▸ What is required
Lift out all lines below that contain "matplotlib".

## Start Data lines

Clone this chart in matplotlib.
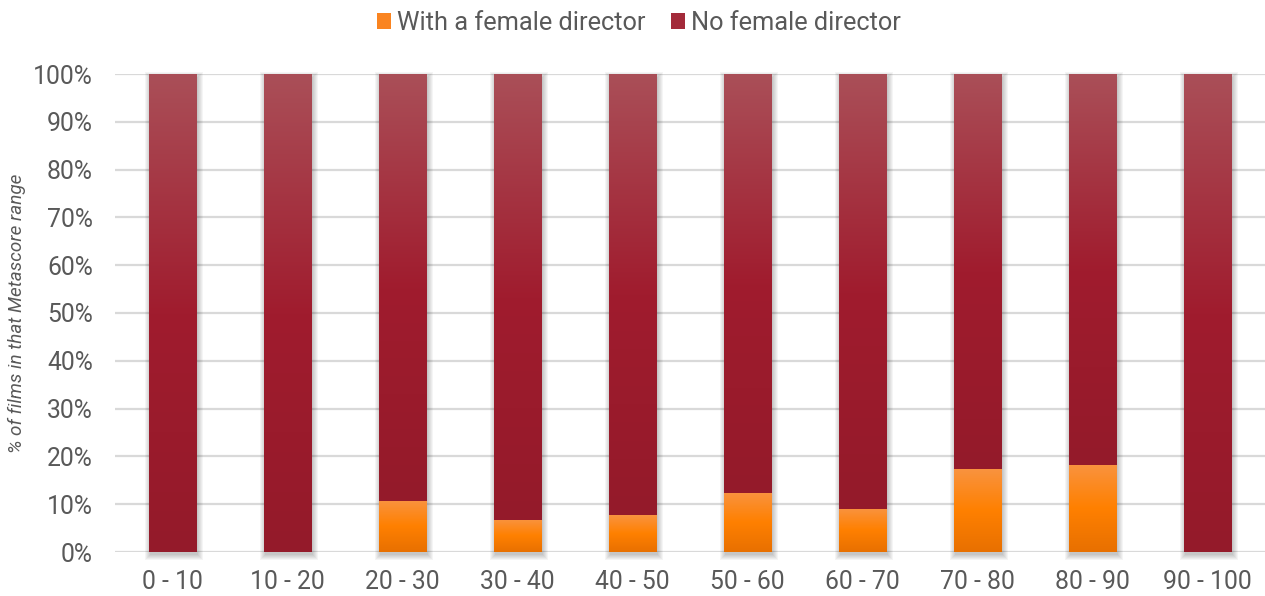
import numpy as np
import matplotlib
matplotlib.use("Agg")
import matplotlib.pyplot as plt
from matplotlib.colors import LinearSegmentedColormap
from matplotlib.patches import Rectangle

plt.rcParams['font.family'] = ['Roboto', 'DejaVu Sans']

# share of films with / without a female director, by Metascore range
ranges = ["0 - 10", "10 - 20", "20 - 30", "30 - 40", "40 - 50",
          "50 - 60", "60 - 70", "70 - 80", "80 - 90", "90 - 100"]
with_female = [0.0, 0.0, 10.7, 6.7, 7.7, 12.4, 9.1, 17.3, 18.3, 0.0]
no_female = [100 - v for v in with_female]

series_labels = ["With a female director", "No female director"]
yticks = list(range(0, 101, 10))

text_col = "#595959"
grid_col = "#d9d9d9"

# vertical gradients: light top, base colour mid, darker bottom
orange_cmap = LinearSegmentedColormap.from_list(
    "orange", ["#e87000", "#ff8000", "#f9933f"])
red_cmap = LinearSegmentedColormap.from_list(
    "red", ["#941a2a", "#a01c2e", "#aa4f58"])

W, H = 1265, 596
fig = plt.figure(figsize=(W / 100, H / 100), dpi=100)
ax_l, ax_r, ax_b, ax_t = 115, 1265, 552, 74
ax = fig.add_axes([ax_l / W, (H - ax_b) / H, (ax_r - ax_l) / W, (ax_b - ax_t) / H])

x = np.arange(len(ranges))
bar_w = 0.41

# pixel size in data units, used for the soft drop shadow
px_x = len(ranges) / (ax_r - ax_l)
px_y = 100 / (ax_b - ax_t)

grad = np.linspace(0, 1, 256).reshape(-1, 1)


def gradient_bar(xc, y0, y1, cmap):
    ax.imshow(grad, cmap=cmap, origin="lower", aspect="auto",
              extent=[xc - bar_w / 2, xc + bar_w / 2, y0, y1],
              interpolation="bicubic", zorder=3)


for xi, f, n in zip(x, with_female, no_female):
    # blurred shadow built from stacked translucent rectangles
    for k in range(1, 7):
        ax.add_patch(Rectangle(
            (xi - bar_w / 2 + (2 - k) * px_x, -(2 + k) * px_y),
            bar_w + (2 * k - 1) * px_x, 100 + (2 * k - 2) * px_y,
            facecolor="black", alpha=0.04, lw=0, zorder=2, clip_on=False))
    if f > 0:
        gradient_bar(xi, 0, f, orange_cmap)
    gradient_bar(xi, f, f + n, red_cmap)

ax.set_xlim(-0.5, len(ranges) - 0.5)
ax.set_ylim(0, 100)

ax.set_yticks(yticks)
ax.set_yticklabels([f"{t}%" for t in yticks])
ax.set_xticks(x)
ax.set_xticklabels(ranges)
ax.yaxis.grid(True, color=grid_col, lw=1.6, zorder=0)
ax.set_axisbelow(True)
ax.tick_params(length=0, labelsize=17.8, labelcolor=text_col)
ax.tick_params(axis="x", pad=13)
ax.tick_params(axis="y", pad=16)
for s in ax.spines.values():
    s.set_visible(False)

fig.text(17 / W, 1 - 313 / H, "% of films in that Metascore range", fontsize=13.6,
         style="italic", color=text_col, rotation=90, ha="center", va="center")

handles = [Rectangle((0, 0), 1, 1, facecolor="#fa8420"),
           Rectangle((0, 0), 1, 1, facecolor="#a32a3a")]
fig.legend(handles, series_labels, loc="center", bbox_to_anchor=(0.505, 1 - 23 / H),
           ncol=2, frameon=False, fontsize=18.3, labelcolor=text_col,
           handlelength=0.55, handleheight=0.55, handletextpad=0.25,
           columnspacing=1.0)

fig.savefig("out.png", dpi=100)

## End Data lines

▸ Solution for this task
Clone this chart in matplotlib.
import matplotlib
matplotlib.use("Agg")
import matplotlib.pyplot as plt
from matplotlib.colors import LinearSegmentedColormap
from matplotlib.patches import Rectangle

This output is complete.